- John Wraith

Publication information
- Publisher: Marvel Comics
- First appearance: As Carlisle: Wolverine (vol. 2) #48 (November 1991) As John Wraith: Wolverine #60 (September 1992)
- Created by: Larry Hama; Marc Silvestri;

In-story information
- Alter ego: John Wraith
- Species: Human mutant
- Team affiliations: Weapon X Team X
- Notable aliases: Carlisle, Halcon
- Abilities: Teleportation Slowed aging

= Kestrel (Marvel Comics) =

Marvel Comic character

Kestrel (John Wraith) is a character appearing in American comic books published by Marvel Comics. A mutant possessing teleportation powers, he is depicted as a test subject of Weapon X alongside his former Team X teammates. Since then, he has been used by the Weapon X program and had encounters with his former teammate Wolverine.

will.i.am portrayed the character in the 2009 film X-Men Origins: Wolverine.

==Publication history==
Kestrel first appeared in Wolverine #48 (November 1991) and was created by writer Larry Hama and artist Marc Silvestri.

==Fictional character biography==
John Wraith is a member of Team X and later a test subject of the Weapon X program. John possesses the mutant ability to teleport, which allows him to save his teammates from danger. However, he keeps his abilities secret, even from his own teammates. Omega Red and Wolverine eventually learn that John is a mutant after witnessing him teleport during a battle with each other.

Years later, Weapon X member Mastodon dies from rapid aging after his anti-aging mechanism malfunctions. John and the remaining members of Weapon X investigate and discover that they have been listed for termination. Following a battle with Weapon X associate Aldo Ferro, John vanishes.

Wraith is seemingly killed by Sabretooth, who intends to betray Weapon X and no longer trusts him. He is later revealed to have survived and become a preacher. Hellverine, a demon who has possessed Wolverine, attacks Wraith and sets his church on fire. Wraith attempts to stop Hellverine, but is injured and left for dead.

Through unknown means, Wraith later returns from the dead. Sage hires him to get Professor X and the last Krakoan egg to Toybox 27. When Professor X is forced to go on the run, Wraith assists him in getting to safety.

==Powers and abilities==
Kestrel possesses the mutant ability to teleport over long distances. Additionally, he was given a life-extending serum as part of his initiation into Weapon X.

==Other versions==
The Ultimate Marvel version of John Wraith is a Caucasian man and the head of the Weapon X program, which specializes in capturing mutants and forcing them to carry out covert missions for the government. He and his men capture and subject James Howlett to experiments which wipe his memories and bond adamantium to his skeleton. They christen Howlett Weapon X and give him the false name Logan. Wraith and his men enjoy tormenting Logan by teasing him with parts of his lost memories and repeatedly shooting him, which he survives due to his healing factor.

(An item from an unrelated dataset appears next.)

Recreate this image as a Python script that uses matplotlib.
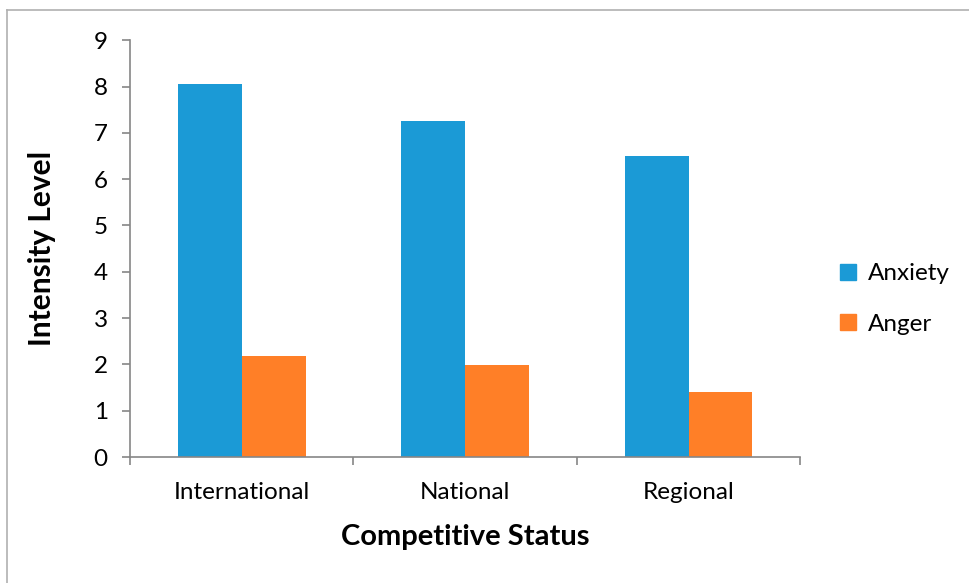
import matplotlib.pyplot as plt
from matplotlib.patches import Patch
from matplotlib.lines import Line2D

plt.rcParams['font.family'] = ['Lato', 'DejaVu Sans']

categories = ['International', 'National', 'Regional']
anxiety = [8.06, 7.26, 6.51]
anger = [2.19, 1.99, 1.40]

blue = '#1B9AD6'
orange = '#FF7F27'
axis_grey = '#868686'

fig = plt.figure(figsize=(9.7, 5.83), dpi=100)
ax = fig.add_axes([0.134, 0.216, 0.691, 0.715])

x = list(range(len(categories)))
w = 0.286
ax.bar([i - w / 2 for i in x], anxiety, width=w, color=blue, label='Anxiety')
ax.bar([i + w / 2 for i in x], anger, width=w, color=orange, label='Anger')

ax.set_xlim(-0.5, len(categories) - 0.5)
ax.set_ylim(0, 9)
ax.set_yticks(range(0, 10))

# ticks at category borders, labels at the middle
ax.set_xticks([i - 0.5 for i in range(len(categories) + 1)])
ax.set_xticklabels([])
ax.set_xticks(x, minor=True)
ax.set_xticklabels(categories, minor=True)
ax.tick_params(axis='x', which='minor', length=0, pad=18, labelsize=17.5)
ax.tick_params(axis='x', which='major', length=6, color=axis_grey, width=1.2)
ax.tick_params(axis='y', length=6, color=axis_grey, width=1.2, labelsize=17.5, pad=10)

for s in ['top', 'right']:
    ax.spines[s].set_visible(False)
for s in ['left', 'bottom']:
    ax.spines[s].set_color(axis_grey)
    ax.spines[s].set_linewidth(1.2)

ax.set_ylabel('Intensity Level', fontsize=21.5, fontweight='bold', labelpad=27)
ax.set_xlabel('Competitive Status', fontsize=21, fontweight='bold', labelpad=15)

handles = [Patch(color=blue, label='Anxiety'), Patch(color=orange, label='Anger')]
fig.legend(handles=handles, loc='center left', bbox_to_anchor=(0.866, 0.487),
           frameon=False, fontsize=17.5, handlelength=0.65, handleheight=0.65,
           handletextpad=0.5, labelspacing=1.2, borderpad=0, borderaxespad=0)

# outer chart border (left and top visible)
fig.add_artist(Line2D([0.007, 0.007], [0, 0.982], transform=fig.transFigure,
                      color='#b0b0b0', lw=1.2))
fig.add_artist(Line2D([0.007, 1], [0.982, 0.982], transform=fig.transFigure,
                      color='#b0b0b0', lw=1.2))

fig.savefig('out.png', dpi=100)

When Thunderbolt Ross threatens to phase out Weapon X, Wraith uses Charles Xavier to dispose of Ross with a mental explosion. Later, Wolverine secretly leads the Brotherhood in raiding Weapon X. Wraith is mortally wounded by Nick Fury. Canadian government forces save Wraith's life by injecting him with the Banshee drug, giving him the ability to fly and generate energy blasts. Wraith is made leader of Alpha Flight under the name Vindicator.

During the Ultimatum storyline, Wraith is killed by William Stryker Jr.

==In other media==
===Television===
- Colonel Moss, a character based on John Wraith's Ultimate Marvel incarnation, appears in Wolverine and the X-Men, voiced by Michael Ironside. This version is the head of the Mutant Response Division in the present, and allies with Master Mold as a cyborg in charge of mutant concentration camps in a Sentinel-dominated future.
- Kestrel's name is shown on a file in the X-Men '97 episode "Weapon X, Lies and DVDs".

===Film===
John Wraith appears in X-Men Origins: Wolverine, portrayed by will.i.am. This version is a member of William Stryker's Team X during the Vietnam War and the only member of the group who Logan trusts. Initially loyal to the group, Wraith and Logan eventually quit over moral issues, with the former going on to be a boxing manager and helping to get Fred Dukes back into shape. Years later, Wraith accompanies Logan in seeking out Stryker, only to be confronted by Victor Creed, who kills him for use in Stryker's experiments.

===Video games===
John Wraith appears in the X-Men Origins: Wolverine tie-in game, voiced by will.i.am.